# Fractal Design Define XL



## Darksaber (Jan 20, 2011)

Fractal Design has enlarged the Define R3 to a full tower with additional features, calling it the Define XL. We tear it apart, fill it with hardware and see if we still have room to breath or if it is all nothing but wasted space

*Show full review*


----------



## tuppel (Jan 26, 2011)

Mr Know-it-all would like to point out the following:

Typing error:
Introduction: "They were also kind enough to send us the Define *R2* and Define *R2* - check out the reviews!"

Contradicting:
Introduction: "1x *180mm* fan included in the top of the case. Recommended for exhaust of air."
Value and Conclusion: "Top *230 mm* fan angled for better sound encapsulation"
A Closer Look - Inside: "... but Fractal Design has also included an angled *230 mm* unit blowing air out the rear vent I mentioned before."

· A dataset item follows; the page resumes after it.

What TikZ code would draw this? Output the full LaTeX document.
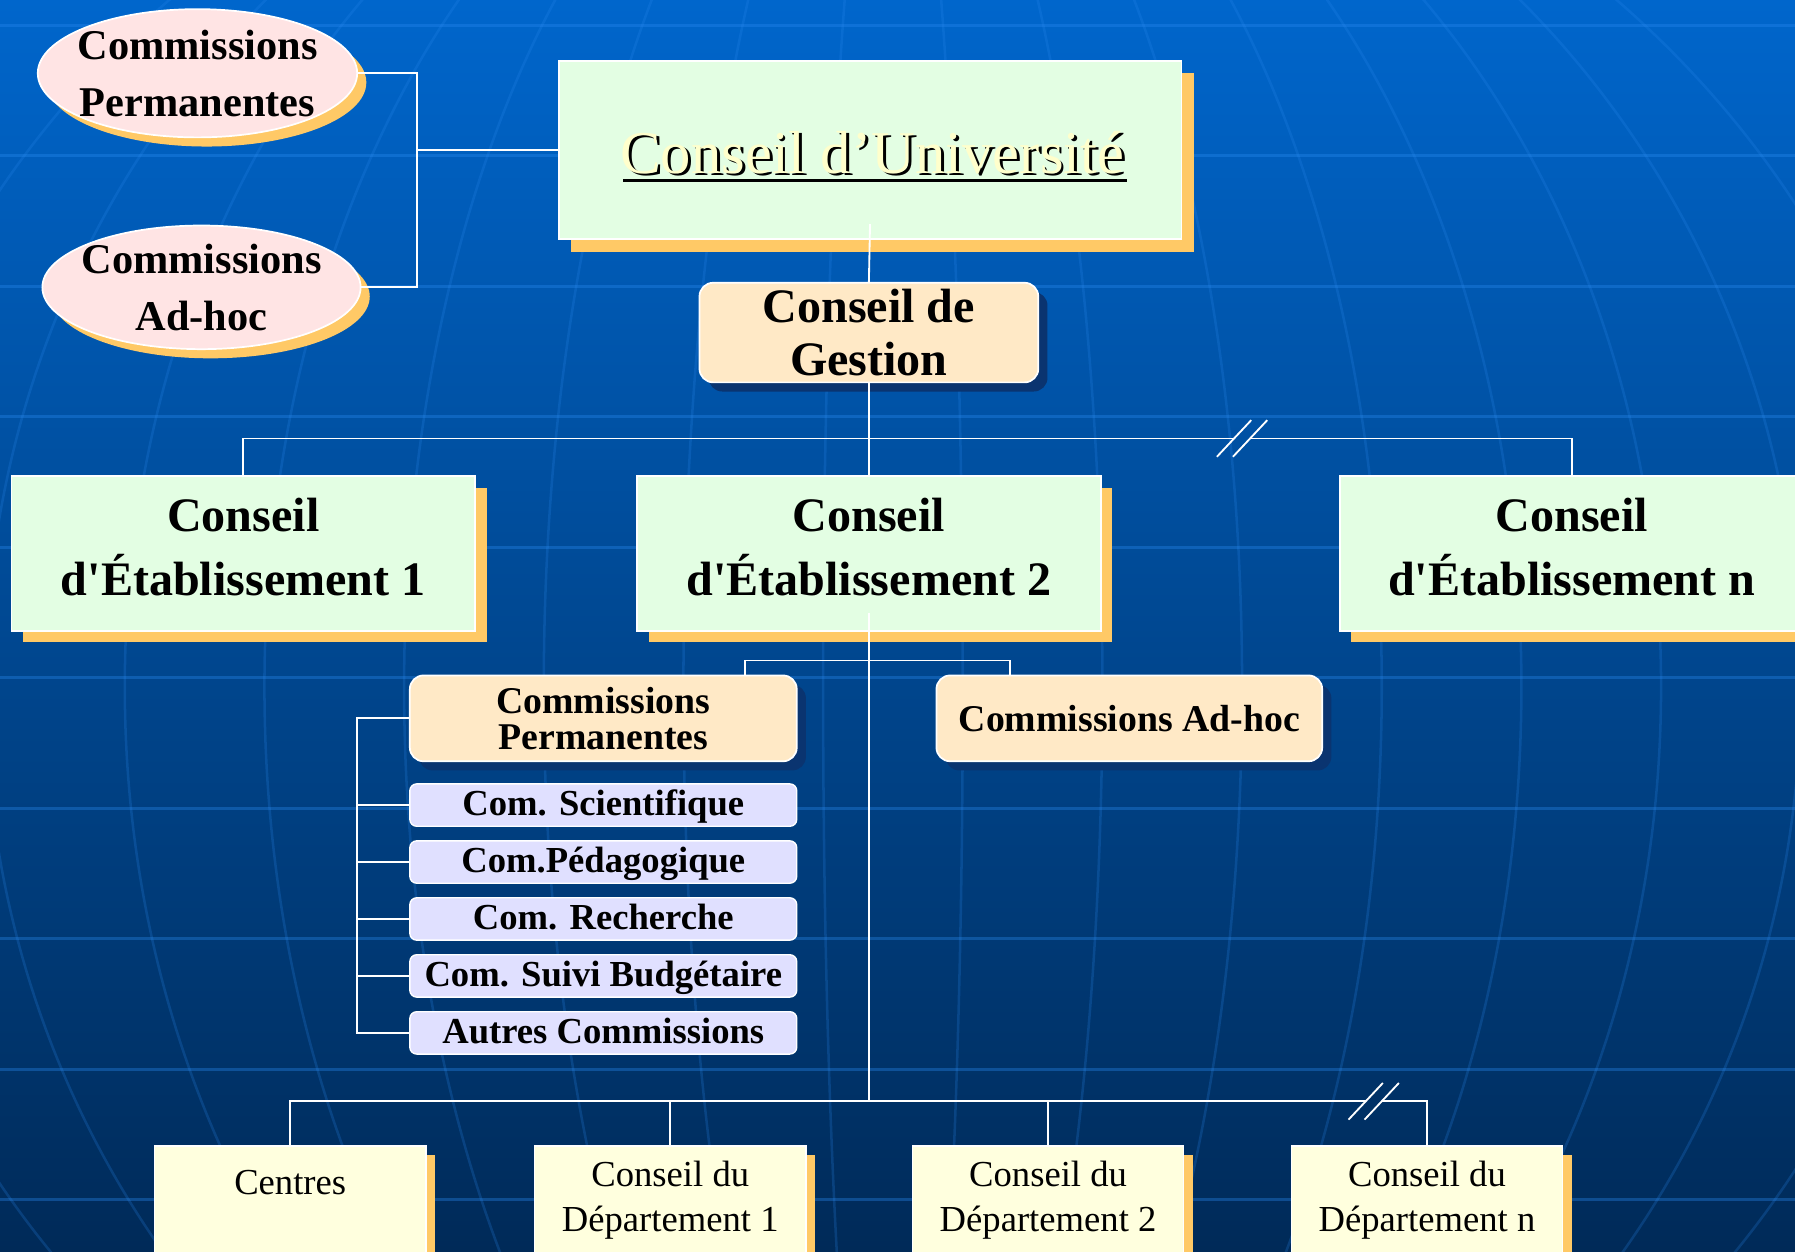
\documentclass[tikz,border=0pt]{standalone}
\usepackage{fontspec}
\setmainfont{Liberation Serif}[Ligatures=TeXOff]
\usetikzlibrary{shapes.geometric,shadows}
\definecolor{bgtop}{HTML}{0066CC}
\definecolor{bgbottom}{HTML}{002A58}
\definecolor{gridblue}{HTML}{2A8AF0}
\definecolor{greenfill}{HTML}{E3FEE3}
\definecolor{peachfill}{HTML}{FFE9C6}
\definecolor{pinkfill}{HTML}{FFE4E4}
\definecolor{lavfill}{HTML}{E0E0FF}
\definecolor{creamfill}{HTML}{FFFFDE}
\definecolor{cutext}{HTML}{FFFFCC}
\definecolor{shorange}{HTML}{FFC966}
\definecolor{shnavy}{HTML}{0A3470}
\newcommand\ellfnt{\fontsize{37}{50}\selectfont\bfseries}
\newcommand\cufnt{\fontsize{53}{60}\selectfont}
\newcommand\cgfnt{\fontsize{42}{46}\selectfont\bfseries}
\newcommand\cefnt{\fontsize{42}{56}\selectfont\bfseries}
\newcommand\comfnt{\fontsize{33}{31}\selectfont\bfseries}
\newcommand\subfnt{\fontsize{32}{32}\selectfont\bfseries}
\newcommand\depfnt{\fontsize{32}{39}\selectfont}
\begin{document}
\begin{tikzpicture}[x=1pt,y=-1pt,
    link/.style={draw=white,line width=1.6pt},
    gridline/.style={draw=gridblue,line width=2.4pt,opacity=.35},
    meridian/.style={draw=gridblue,line width=2.2pt,opacity=.22},
    oshade/.style={general shadow={fill=shorange,shadow xshift=#1,shadow yshift=-#1}},
    nshade/.style={general shadow={fill=shnavy,shadow xshift=#1,shadow yshift=-#1}},
    ellnode/.style={ellipse,draw=white,line width=1.5pt,fill=pinkfill,inner xsep=-30pt,
        inner ysep=-10pt,align=center,font=\ellfnt,oshade=8pt},
    cubox/.style={rectangle,draw=white,line width=1.5pt,fill=greenfill,oshade=11pt,
        minimum width=544,minimum height=156},
    cebox/.style={rectangle,draw=white,line width=1.5pt,fill=greenfill,oshade=10pt,
        minimum width=405,minimum height=135,align=center,font=\cefnt,text depth=12pt},
    pchbox/.style={rectangle,rounded corners=12pt,draw=white,line width=1.5pt,fill=peachfill,
        nshade=8pt,align=center},
    subbox/.style={rectangle,rounded corners=6pt,draw=white,line width=1.2pt,fill=lavfill,
        minimum width=338,minimum height=37,inner sep=0pt,font=\subfnt,text depth=4pt},
    deptbox/.style={rectangle,draw=white,line width=1.2pt,fill=creamfill,oshade=8pt,
        minimum width=237,minimum height=130},
    deptlbl/.style={anchor=north,align=center,font=\depfnt,inner sep=0pt}]
    \useasboundingbox (0,0) rectangle (1568,1093);
    \begin{scope}
    \clip (0,0) rectangle (1568,1093);
    \fill[top color=bgtop,bottom color=bgbottom] (0,0) rectangle (1568,1093);
    \foreach \gy in {22,136,...,1048}
    \draw[gridline] (0,\gy) -- (1568,\gy);
    \foreach \r in {61,183,...,915}
    \draw[meridian] (780,600) ellipse [x radius=\r,y radius=830];

    \node[ellnode,minimum width=279,minimum height=112] (cpE) at (172.5,64) {Commissions\\Permanentes};
    \node[ellnode,minimum width=278,minimum height=108] (chE) at (176,251) {Commissions\\Ad-hoc};

    \node[cubox] (cu) at (760,131) {};
    \node[font=\cufnt,text=black,inner sep=0pt] (cush) at (764.5,135.5) {Conseil d’Université};
    \node[font=\cufnt,text=cutext,inner sep=0pt] (cutxt) at (762,133) {Conseil d’Université};
    \draw[line width=3pt] ([yshift=-4pt]cush.base west) -- ([yshift=-4pt]cush.base east);

    \node[pchbox,minimum width=296,minimum height=87,font=\cgfnt] (cg) at (759,290.5) {Conseil de\\Gestion};

    \node[cebox] (ce1) at (212.5,483.5) {Conseil\\d'Établissement 1};
    \node[cebox] (ce2) at (759,483.5) {Conseil\\d'Établissement 2};
    \node[cebox] (cen) at (1373,483.5) {Conseil\\d'Établissement n};

    \node[pchbox,minimum width=338,minimum height=75,font=\comfnt] (cp) at (527,627.5) {Commissions\\Permanentes};
    \node[pchbox,minimum width=337,minimum height=75,font=\comfnt] (ca) at (986.5,627.5) {Commissions Ad-hoc};
    \foreach \lbl [count=\i] in {Com. Scientifique,Com.Pédagogique,Com. Recherche,Com. Suivi Budgétaire,Autres Commissions}
    \node[subbox] (k\i) at (527,{653.5+49.75*\i}) {\lbl};

    \node[deptbox,label={[deptlbl,yshift=-22pt]north:Centres}] (cent) at (253.5,1066) {};
    \node[deptbox,label={[deptlbl,yshift=-14pt]north:Conseil du\\Département 1}] (dept1) at (585.5,1066) {};
    \node[deptbox,label={[deptlbl,yshift=-14pt]north:Conseil du\\Département 2}] (dept2) at (915.5,1066) {};
    \node[deptbox,label={[deptlbl,yshift=-14pt]north:Conseil du\\Département n}] (deptn) at (1246.5,1066) {};

    \coordinate (jU) at (364,131);
    \draw[link] (cpE.east) -| (jU) |- (chE.east);
    \draw[link] (jU) -- (cu.west);
    \draw[link] ([yshift=14pt]cu.south) -- (cg.north);
    \draw[link] (cg.south) -- (ce2.north);
    \coordinate (s1a) at (1078,383);
    \coordinate (s1b) at (1092,383);
    \draw[link] (ce1.north) |- (s1a);
    \draw[link] (s1b) -| (cen.north);
    \draw[link] (s1a) ++(-15,16) -- ++(30,-32);
    \draw[link] (s1b) ++(-15,16) -- ++(30,-32);

    \coordinate (b2l) at (651,577);
    \coordinate (b2r) at (882,577);
    \draw[link] (b2l |- cp.north) -- (b2l) -- (b2r) -- (b2r |- ca.north);
    \coordinate (lb) at (312,0);
    \draw[link] (cp.west) -| (lb |- k5.west) -- (k5.west);
    \foreach \i in {1,...,4}
    \draw[link] (k\i.west) -- (k\i.west -| lb);

    \coordinate (b3) at (759,962);
    \draw[link] ([yshift=16pt]ce2.south) -- (b3);
    \coordinate (s2a) at (1193,962);
    \coordinate (s2b) at (1207,962);
    \draw[link] (cent.north) |- (s2a);
    \draw[link] (s2b) -| (deptn.north);
    \foreach \d in {dept1,dept2}
    \draw[link] (\d.north) -- (\d.north |- b3);
    \draw[link] (s2a) ++(-15,16) -- ++(30,-32);
    \draw[link] (s2b) ++(-15,16) -- ++(30,-32);
    \end{scope}
\end{tikzpicture}
\end{document}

18 kg, my Define R2 almost seems lightweight now..


----------



## Inioch (Jan 26, 2011)

It could be just me, but I think some of the inside shots are quite dark making it hard to see the details.


----------



## Darksaber (Jan 26, 2011)

Inioch said:


> It could be just me, but I think some of the inside shots are quite dark making it hard to see the details.



Agreed, even though they have gone through post-production after being shot, a few reviews in the last 3-4 months were created during my move from one country to another at a temporary location. I apologize for any badly lit images. If you have any questions do not hesitate to let me know!

The next case reviews will have much much better images then ever before from me  and they will get even better after that if I have it my way  

cheers
DS


----------



## Darksaber (Jan 26, 2011)

tuppel said:


> Mr Know-it-all would like to point out the following:
> 
> Typing error:
> Introduction: "They were also kind enough to send us the Define *R2* and Define *R2* - check out the reviews!"
> ...



fixed! it is a 180 mm fan!  thanks for the keen eye (and for actually reading the review ^^)!


----------



## Frick (Jan 26, 2011)

I love the cases they make, they are so darn sexy and pretty cheap at that. Thanks for the review, great as always!


----------



## Cruc1al (Jan 26, 2011)

Apart from the temperatures of the components in my Define R3 even with 4 fans, I love it. What used to be 36C idle CPU in Antec 900 is now 40C. But the sound isolation, thumbscrew PCI-E slots, HDD installation, cable management and stylishness are all big +++


----------



## PirateBoy (Jan 27, 2011)

Reminds me of this case in some respects -->


----------



## araditus (Jan 29, 2011)

I feel that for the price its a great case, of course it wont be able to compete with the 800 or 700d from corsair, however those cases are ?40%? more expensive. It should be expected, but I find this a fine case overall for the user that wants quality, features and decent performance at a lower price point. 

That being said, I do not think this case has the airflow capabilities for a air over clocker and I also believe that a sli/xfire set up of the higher end skus won't do very well in this case, but watercooling will be dandy and quiet


----------